--- START OF Provided data ---

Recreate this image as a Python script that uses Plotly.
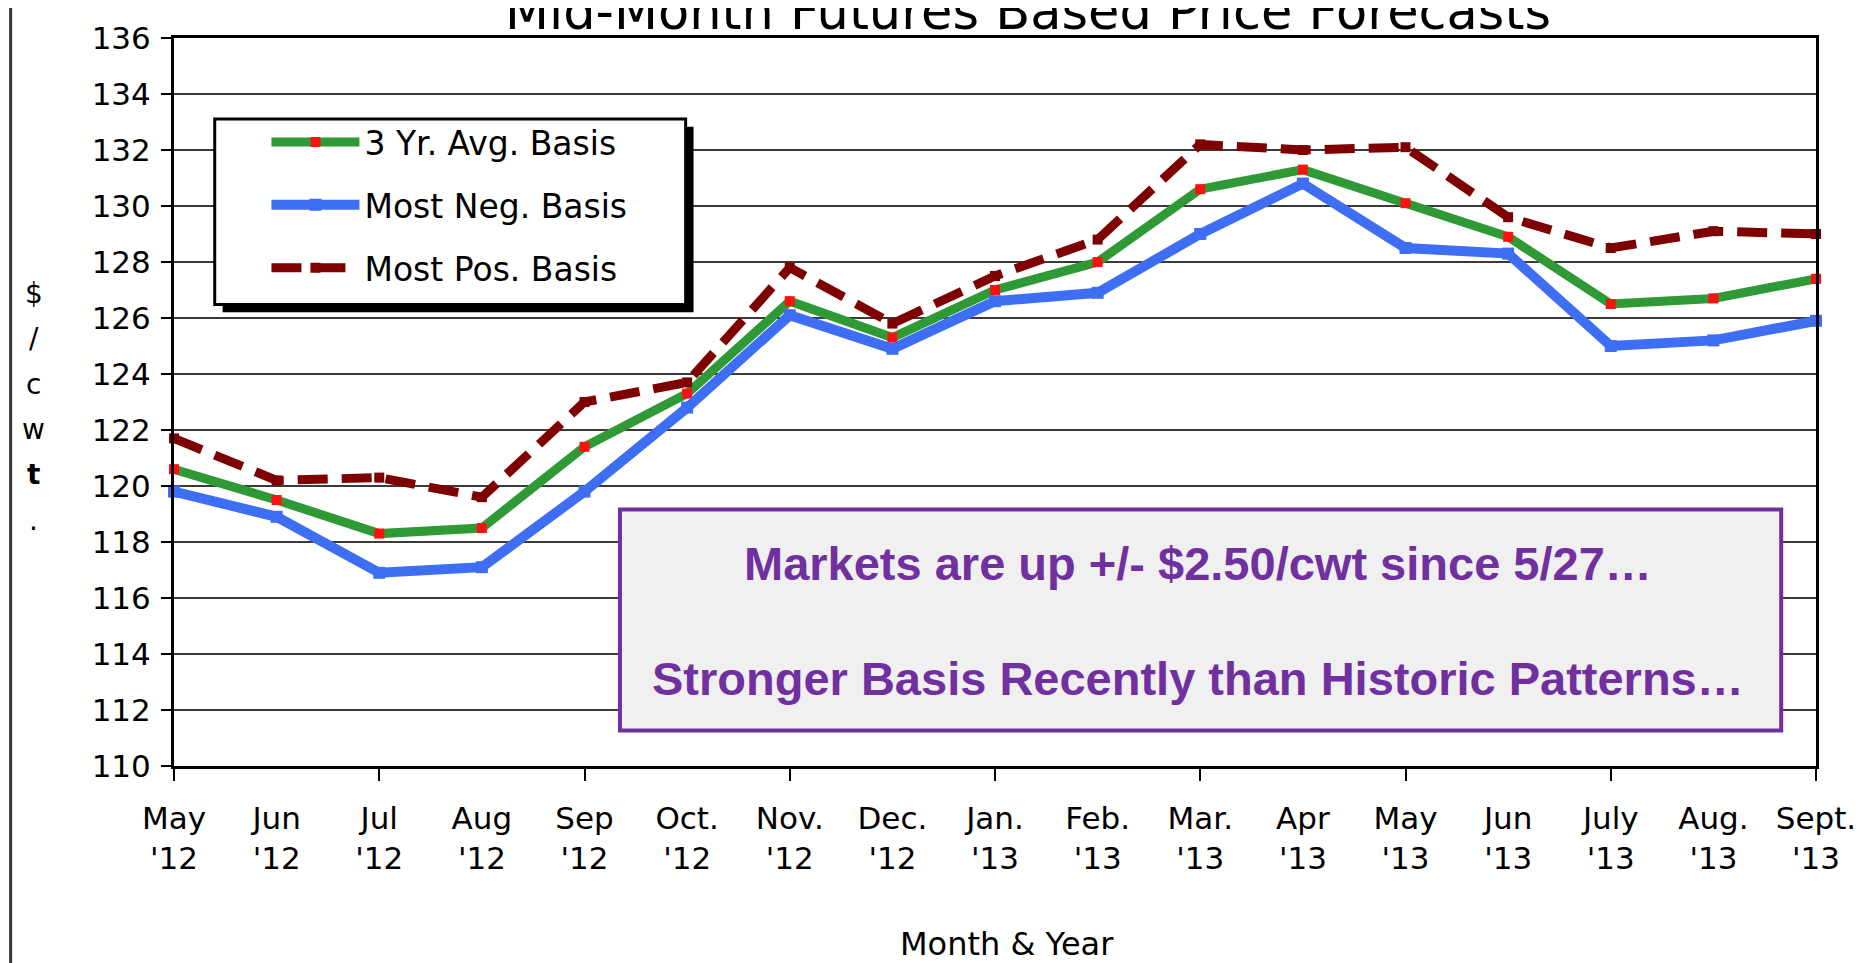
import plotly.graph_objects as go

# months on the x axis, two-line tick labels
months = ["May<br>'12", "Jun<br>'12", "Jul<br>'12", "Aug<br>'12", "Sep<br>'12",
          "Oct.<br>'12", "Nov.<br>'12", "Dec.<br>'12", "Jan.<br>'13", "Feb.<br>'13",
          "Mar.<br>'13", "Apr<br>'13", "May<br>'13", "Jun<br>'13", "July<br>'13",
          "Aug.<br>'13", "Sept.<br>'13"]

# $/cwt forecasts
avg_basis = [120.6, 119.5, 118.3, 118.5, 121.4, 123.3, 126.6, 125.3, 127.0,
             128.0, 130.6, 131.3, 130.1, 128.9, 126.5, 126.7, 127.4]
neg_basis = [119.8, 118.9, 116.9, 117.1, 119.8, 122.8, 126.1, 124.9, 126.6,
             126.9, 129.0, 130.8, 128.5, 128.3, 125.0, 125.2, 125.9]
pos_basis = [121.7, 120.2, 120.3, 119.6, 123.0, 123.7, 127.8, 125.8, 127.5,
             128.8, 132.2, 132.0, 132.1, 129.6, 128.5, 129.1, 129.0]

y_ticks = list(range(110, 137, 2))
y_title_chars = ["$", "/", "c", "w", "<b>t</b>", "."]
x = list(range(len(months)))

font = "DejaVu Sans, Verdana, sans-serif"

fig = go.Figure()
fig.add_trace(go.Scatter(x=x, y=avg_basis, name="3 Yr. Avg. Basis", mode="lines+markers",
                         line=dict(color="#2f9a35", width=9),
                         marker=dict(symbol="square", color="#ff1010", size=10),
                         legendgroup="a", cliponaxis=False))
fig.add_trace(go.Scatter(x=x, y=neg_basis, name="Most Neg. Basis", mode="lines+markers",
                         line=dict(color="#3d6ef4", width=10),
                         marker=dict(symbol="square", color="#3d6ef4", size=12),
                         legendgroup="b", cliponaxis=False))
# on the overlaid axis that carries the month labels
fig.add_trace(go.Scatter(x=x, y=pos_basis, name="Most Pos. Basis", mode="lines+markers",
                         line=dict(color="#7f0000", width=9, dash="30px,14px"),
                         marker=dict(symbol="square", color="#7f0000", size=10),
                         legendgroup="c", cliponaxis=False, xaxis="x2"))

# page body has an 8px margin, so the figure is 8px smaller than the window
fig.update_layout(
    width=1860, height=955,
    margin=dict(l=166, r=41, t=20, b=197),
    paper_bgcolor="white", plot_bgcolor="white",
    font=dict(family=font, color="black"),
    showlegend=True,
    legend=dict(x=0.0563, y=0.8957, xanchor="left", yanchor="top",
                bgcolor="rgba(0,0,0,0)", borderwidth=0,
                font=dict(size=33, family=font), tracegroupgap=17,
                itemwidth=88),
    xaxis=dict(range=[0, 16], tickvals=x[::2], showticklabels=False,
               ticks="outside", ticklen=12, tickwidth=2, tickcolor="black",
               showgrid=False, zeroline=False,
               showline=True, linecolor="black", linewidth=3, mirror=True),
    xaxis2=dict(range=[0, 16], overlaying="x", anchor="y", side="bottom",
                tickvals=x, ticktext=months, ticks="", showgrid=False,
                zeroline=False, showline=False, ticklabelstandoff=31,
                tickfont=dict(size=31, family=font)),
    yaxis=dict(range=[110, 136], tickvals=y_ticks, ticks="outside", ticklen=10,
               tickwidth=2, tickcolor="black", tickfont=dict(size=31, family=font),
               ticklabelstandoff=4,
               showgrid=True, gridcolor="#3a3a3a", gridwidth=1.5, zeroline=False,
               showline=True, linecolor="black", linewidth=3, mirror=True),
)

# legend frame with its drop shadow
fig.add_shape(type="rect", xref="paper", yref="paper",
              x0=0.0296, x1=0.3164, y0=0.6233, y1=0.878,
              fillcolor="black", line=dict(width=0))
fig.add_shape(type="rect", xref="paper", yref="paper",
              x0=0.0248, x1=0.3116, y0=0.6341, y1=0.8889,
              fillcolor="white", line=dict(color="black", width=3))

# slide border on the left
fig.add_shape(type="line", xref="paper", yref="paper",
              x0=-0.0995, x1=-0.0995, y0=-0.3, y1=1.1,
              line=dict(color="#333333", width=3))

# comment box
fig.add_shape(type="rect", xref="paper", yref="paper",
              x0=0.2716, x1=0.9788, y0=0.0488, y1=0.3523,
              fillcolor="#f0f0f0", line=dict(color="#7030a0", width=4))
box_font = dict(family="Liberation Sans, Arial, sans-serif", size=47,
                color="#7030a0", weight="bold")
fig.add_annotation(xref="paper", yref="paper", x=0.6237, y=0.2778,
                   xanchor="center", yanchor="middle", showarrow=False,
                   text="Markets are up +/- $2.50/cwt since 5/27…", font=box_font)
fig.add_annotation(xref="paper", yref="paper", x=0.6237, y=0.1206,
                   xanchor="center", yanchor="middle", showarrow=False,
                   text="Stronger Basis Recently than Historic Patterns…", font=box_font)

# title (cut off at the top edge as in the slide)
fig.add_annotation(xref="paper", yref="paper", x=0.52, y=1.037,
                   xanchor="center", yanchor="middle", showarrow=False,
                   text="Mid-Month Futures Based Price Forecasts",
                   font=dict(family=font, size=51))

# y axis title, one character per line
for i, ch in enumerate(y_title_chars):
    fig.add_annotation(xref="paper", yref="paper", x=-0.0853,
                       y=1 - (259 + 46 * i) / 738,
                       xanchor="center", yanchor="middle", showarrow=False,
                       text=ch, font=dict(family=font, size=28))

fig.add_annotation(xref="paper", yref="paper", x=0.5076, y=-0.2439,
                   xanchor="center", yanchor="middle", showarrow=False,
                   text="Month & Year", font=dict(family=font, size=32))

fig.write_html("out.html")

--- END OF Provided data ---

Print the full listing exactly, dropping the pictures.

Recreate this image as a Python script that uses Plotly.
import plotly.graph_objects as go

# months on the x axis, two-line tick labels
months = ["May<br>'12", "Jun<br>'12", "Jul<br>'12", "Aug<br>'12", "Sep<br>'12",
          "Oct.<br>'12", "Nov.<br>'12", "Dec.<br>'12", "Jan.<br>'13", "Feb.<br>'13",
          "Mar.<br>'13", "Apr<br>'13", "May<br>'13", "Jun<br>'13", "July<br>'13",
          "Aug.<br>'13", "Sept.<br>'13"]

# $/cwt forecasts
avg_basis = [120.6, 119.5, 118.3, 118.5, 121.4, 123.3, 126.6, 125.3, 127.0,
             128.0, 130.6, 131.3, 130.1, 128.9, 126.5, 126.7, 127.4]
neg_basis = [119.8, 118.9, 116.9, 117.1, 119.8, 122.8, 126.1, 124.9, 126.6,
             126.9, 129.0, 130.8, 128.5, 128.3, 125.0, 125.2, 125.9]
pos_basis = [121.7, 120.2, 120.3, 119.6, 123.0, 123.7, 127.8, 125.8, 127.5,
             128.8, 132.2, 132.0, 132.1, 129.6, 128.5, 129.1, 129.0]

y_ticks = list(range(110, 137, 2))
y_title_chars = ["$", "/", "c", "w", "<b>t</b>", "."]
x = list(range(len(months)))

font = "DejaVu Sans, Verdana, sans-serif"

fig = go.Figure()
fig.add_trace(go.Scatter(x=x, y=avg_basis, name="3 Yr. Avg. Basis", mode="lines+markers",
                         line=dict(color="#2f9a35", width=9),
                         marker=dict(symbol="square", color="#ff1010", size=10),
                         legendgroup="a", cliponaxis=False))
fig.add_trace(go.Scatter(x=x, y=neg_basis, name="Most Neg. Basis", mode="lines+markers",
                         line=dict(color="#3d6ef4", width=10),
                         marker=dict(symbol="square", color="#3d6ef4", size=12),
                         legendgroup="b", cliponaxis=False))
# on the overlaid axis that carries the month labels
fig.add_trace(go.Scatter(x=x, y=pos_basis, name="Most Pos. Basis", mode="lines+markers",
                         line=dict(color="#7f0000", width=9, dash="30px,14px"),
                         marker=dict(symbol="square", color="#7f0000", size=10),
                         legendgroup="c", cliponaxis=False, xaxis="x2"))

# page body has an 8px margin, so the figure is 8px smaller than the window
fig.update_layout(
    width=1860, height=955,
    margin=dict(l=166, r=41, t=20, b=197),
    paper_bgcolor="white", plot_bgcolor="white",
    font=dict(family=font, color="black"),
    showlegend=True,
    legend=dict(x=0.0563, y=0.8957, xanchor="left", yanchor="top",
                bgcolor="rgba(0,0,0,0)", borderwidth=0,
                font=dict(size=33, family=font), tracegroupgap=17,
                itemwidth=88),
    xaxis=dict(range=[0, 16], tickvals=x[::2], showticklabels=False,
               ticks="outside", ticklen=12, tickwidth=2, tickcolor="black",
               showgrid=False, zeroline=False,
               showline=True, linecolor="black", linewidth=3, mirror=True),
    xaxis2=dict(range=[0, 16], overlaying="x", anchor="y", side="bottom",
                tickvals=x, ticktext=months, ticks="", showgrid=False,
                zeroline=False, showline=False, ticklabelstandoff=31,
                tickfont=dict(size=31, family=font)),
    yaxis=dict(range=[110, 136], tickvals=y_ticks, ticks="outside", ticklen=10,
               tickwidth=2, tickcolor="black", tickfont=dict(size=31, family=font),
               ticklabelstandoff=4,
               showgrid=True, gridcolor="#3a3a3a", gridwidth=1.5, zeroline=False,
               showline=True, linecolor="black", linewidth=3, mirror=True),
)

# legend frame with its drop shadow
fig.add_shape(type="rect", xref="paper", yref="paper",
              x0=0.0296, x1=0.3164, y0=0.6233, y1=0.878,
              fillcolor="black", line=dict(width=0))
fig.add_shape(type="rect", xref="paper", yref="paper",
              x0=0.0248, x1=0.3116, y0=0.6341, y1=0.8889,
              fillcolor="white", line=dict(color="black", width=3))

# slide border on the left
fig.add_shape(type="line", xref="paper", yref="paper",
              x0=-0.0995, x1=-0.0995, y0=-0.3, y1=1.1,
              line=dict(color="#333333", width=3))

# comment box
fig.add_shape(type="rect", xref="paper", yref="paper",
              x0=0.2716, x1=0.9788, y0=0.0488, y1=0.3523,
              fillcolor="#f0f0f0", line=dict(color="#7030a0", width=4))
box_font = dict(family="Liberation Sans, Arial, sans-serif", size=47,
                color="#7030a0", weight="bold")
fig.add_annotation(xref="paper", yref="paper", x=0.6237, y=0.2778,
                   xanchor="center", yanchor="middle", showarrow=False,
                   text="Markets are up +/- $2.50/cwt since 5/27…", font=box_font)
fig.add_annotation(xref="paper", yref="paper", x=0.6237, y=0.1206,
                   xanchor="center", yanchor="middle", showarrow=False,
                   text="Stronger Basis Recently than Historic Patterns…", font=box_font)

# title (cut off at the top edge as in the slide)
fig.add_annotation(xref="paper", yref="paper", x=0.52, y=1.037,
                   xanchor="center", yanchor="middle", showarrow=False,
                   text="Mid-Month Futures Based Price Forecasts",
                   font=dict(family=font, size=51))

# y axis title, one character per line
for i, ch in enumerate(y_title_chars):
    fig.add_annotation(xref="paper", yref="paper", x=-0.0853,
                       y=1 - (259 + 46 * i) / 738,
                       xanchor="center", yanchor="middle", showarrow=False,
                       text=ch, font=dict(family=font, size=28))

fig.add_annotation(xref="paper", yref="paper", x=0.5076, y=-0.2439,
                   xanchor="center", yanchor="middle", showarrow=False,
                   text="Month & Year", font=dict(family=font, size=32))

fig.write_html("out.html")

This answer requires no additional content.